Voilà ce que j'avais à dire en ce qui concerne le système de mes amendements pour la direction de la caisse. Je crois pouvoir borner là mes observations.

J'ai encore déposé un autre amendement, mais il concerne un article spécial, l'article 8. Le gouvernement et la section centrale se proposent de faire jouir l'assuré, dans certains cas donnés, d'une rente anticipée. Nous sommes en dissentiment sur le quantum de cette rente. Mais c'est là un détail qui s'éloigne complètement des considérations générales dans lesquelles je suis entré.

Je demande la permission à la chambre de prendre la parole sur ce point lorsque nous en viendrons à l'article 8.

Projets de loi accordant des crédits supplémentaires au budget du ministère des affaires étrangères

Dépôt

M. le ministre des affaires étrangères (M. d'Hoffschmidt). - Messieurs, j'ai l'honneur de déposer deux projets de loi relatifs à des crédits supplémentaires à ouvrir au département des affaires étrangères. L'un est relatif au payement des primes pour construction de navires, l'autre à quelques dépenses effectuées pendant les exercices 1847, 1848 et 1849.

- La chambre donne acte à M. le ministre de la présentation de ces projets de loi, dont elle ordonne l'impression, la distribution et le renvoi aux sections.

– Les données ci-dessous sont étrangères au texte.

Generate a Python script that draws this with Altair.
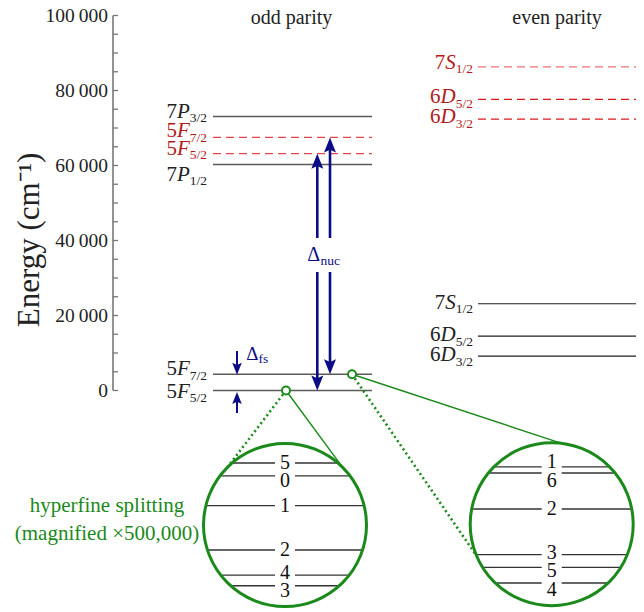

M. le ministre des finances (M. Frère-Orban). - Je ferai remarquer à la chambre qu'il y a urgence pour les crédits relatifs à l'exercice 1847. Cet exercice se trouve clos à la fin de l'année. Du reste, ces crédits sont compensés par des allocations qui ont excédé les dépenses.

Je demande un prompt examen.

M. le président. - Les sections seront convoquées immédiatement.

- Sur la proposition de M. le président, la chambre ordonne l'impression de deux amendements au projet de loi en discussion, déposés par M. Lelièvre.

- La séance est levée à 4 heures et demie.